By Denise Watson Batts
The Virginian-Pilot
© May 10, 2010
Sonny Lacks is known for his smile. Wide and welcoming, it’s a feature that others tell him he shares with his mother.
He wishes he knew that for himself, but he was only 4 when she died.
On a recent Monday afternoon, Sonny and his older brother, Lawrence, sat at a dining room table in Baltimore and examined sketches of what will be their mother’s tombstone. They’ve never had enough money for one. Finally, after all these years, a gift will allow their mother to be remembered as they want her to be.
Lawrence looked at the images but said little. He doesn’t like talking about the mother he lost when he was 16.
“Don’t know why; I never could,” he said, taking off his glasses and rubbing his moist eyes. “I just can’t.”
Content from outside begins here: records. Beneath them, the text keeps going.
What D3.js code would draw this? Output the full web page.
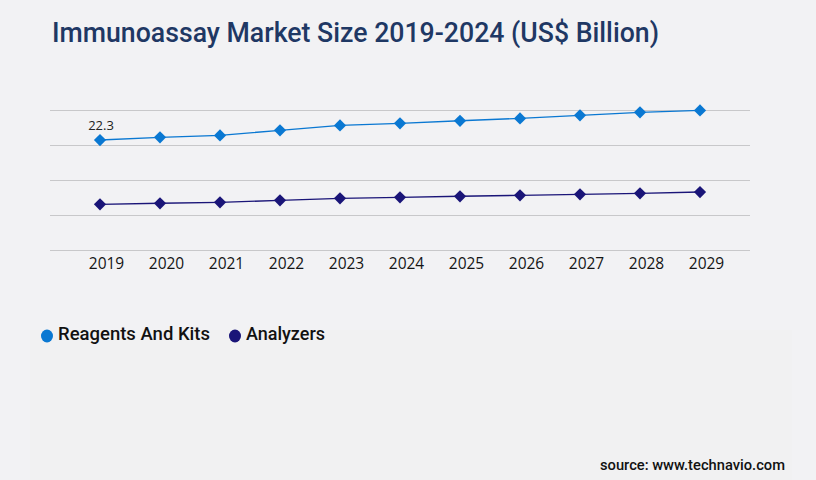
<!DOCTYPE html>
<html>
<head>
<meta charset="utf-8">
<script src="https://cdn.jsdelivr.net/npm/d3@7"></script>
<style>
  html, body { margin: 0; padding: 0; background: #f2f2f4; }
  svg { display: block; }
</style>
</head>
<body>
<svg id="chart" width="816" height="480"></svg>
<script>
// Данни
const years = ["2019", "2020", "2021", "2022", "2023", "2024", "2025", "2026", "2027", "2028", "2029"];
const reagentsAndKits = [22.3, 22.85, 23.25, 24.27, 25.28, 25.69, 26.21, 26.7, 27.31, 27.92, 28.32];
const analyzers = [9.26, 9.47, 9.67, 10.07, 10.48, 10.68, 10.89, 11.09, 11.29, 11.49, 11.76];
const yTicks = [0, 7.1, 14.2, 21.3, 28.4];

const series = [
  { name: "Reagents And Kits", values: reagentsAndKits, color: "#0a78d2" },
  { name: "Analyzers", values: analyzers, color: "#1a1578" },
];

const svg = d3.select("#chart");

// по-светъл панел отдолу
svg.append("rect")
  .attr("x", 30).attr("y", 330)
  .attr("width", 762).attr("height", 150)
  .attr("fill", "#f1f1f2");

svg.append("text")
  .attr("x", 52).attr("y", 42)
  .attr("font-family", "Roboto, sans-serif")
  .attr("font-weight", 500)
  .attr("font-size", 28)
  .attr("fill", "#1f3864")
  .attr("textLength", 607)
  .attr("lengthAdjust", "spacingAndGlyphs")
  .text("Immunoassay Market Size 2019-2024 (US$ Billion)");

const x = d3.scalePoint().domain(years).range([100, 700]);
const y = d3.scaleLinear().domain([0, 28.4]).range([250, 110]);

// хоризонтални линии
svg.append("g")
  .selectAll("line")
  .data(yTicks)
  .join("line")
  .attr("x1", 50).attr("x2", 750)
  .attr("y1", (d) => Math.round(y(d)) + 0.5)
  .attr("y2", (d) => Math.round(y(d)) + 0.5)
  .attr("stroke", "#c8c8ca")
  .attr("stroke-width", 1);

// ос X (етикетите са леко изместени надясно като в оригинала)
const xAxis = svg.append("g")
  .attr("transform", "translate(6,250)")
  .call(d3.axisBottom(x).tickSize(0).tickPadding(8));
xAxis.select(".domain").remove();
xAxis.selectAll("text")
  .attr("font-family", "'Open Sans', sans-serif")
  .attr("font-size", 15.5)
  .attr("fill", "#151515");

const line = d3.line()
  .x((d, i) => x(years[i]))
  .y((d) => y(d));

const diamond = d3.symbol().type(d3.symbolDiamond2).size(95);

series.forEach((s) => {
  const g = svg.append("g");
  g.append("path")
    .datum(s.values)
    .attr("d", line)
    .attr("fill", "none")
    .attr("stroke", s.color)
    .attr("stroke-width", 1.4);
  g.selectAll("path.pt")
    .data(s.values)
    .join("path")
    .attr("class", "pt")
    .attr("d", diamond)
    .attr("transform", (d, i) => `translate(${x(years[i])},${y(d)})`)
    .attr("fill", s.color);
});

// етикет на първата стойност
svg.append("text")
  .attr("x", x(years[0]) + 1)
  .attr("y", y(reagentsAndKits[0]) - 10)
  .attr("text-anchor", "middle")
  .attr("font-family", "'Open Sans', sans-serif")
  .attr("font-size", 13)
  .attr("fill", "#222")
  .text(reagentsAndKits[0]);

// легенда
const legendX = [47, 235];
const legend = svg.append("g")
  .selectAll("g")
  .data(series)
  .join("g")
  .attr("transform", (d, i) => `translate(${legendX[i]},336)`);
legend.append("ellipse")
  .attr("rx", 6).attr("ry", 6.5)
  .attr("fill", (d) => d.color);
legend.append("text")
  .attr("x", 11).attr("y", 4)
  .attr("font-family", "Roboto, sans-serif")
  .attr("font-weight", 500)
  .attr("font-size", 18)
  .attr("fill", "#111")
  .attr("textLength", (d, i) => (i === 0 ? 152 : 79))
  .attr("lengthAdjust", "spacingAndGlyphs")
  .text((d) => d.name);

svg.append("text")
  .attr("x", 785).attr("y", 470)
  .attr("text-anchor", "end")
  .attr("font-family", "Roboto, sans-serif")
  .attr("font-weight", 500)
  .attr("font-size", 14)
  .attr("fill", "#111")
  .attr("textLength", 185)
  .attr("lengthAdjust", "spacingAndGlyphs")
  .text("source: www.technavio.com");
</script>
</body>
</html>
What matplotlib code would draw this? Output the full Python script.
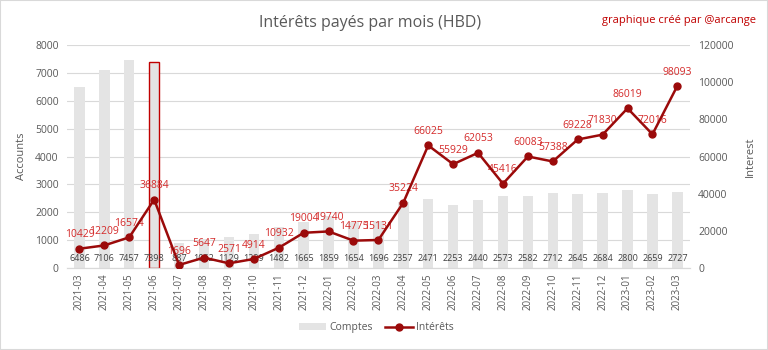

The course of their lives changed in 1951 when their mother visited what was then Johns Hopkins Hospital, just 20 minutes down the road from where her boys now live. It was there that doctors discovered her strange illness and removed mysterious cells from her body.
The sons are one legacy of Henrietta Lacks – a poor woman from the tobacco fields of south-central Virginia. The other is this: Her cells are still multiplying ferociously nearly six decades after her death. They have led to medical miracles such as the vaccine for polio and have produced millions of dollars in revenue for others.
The family’s great loss has become the world’s great gain.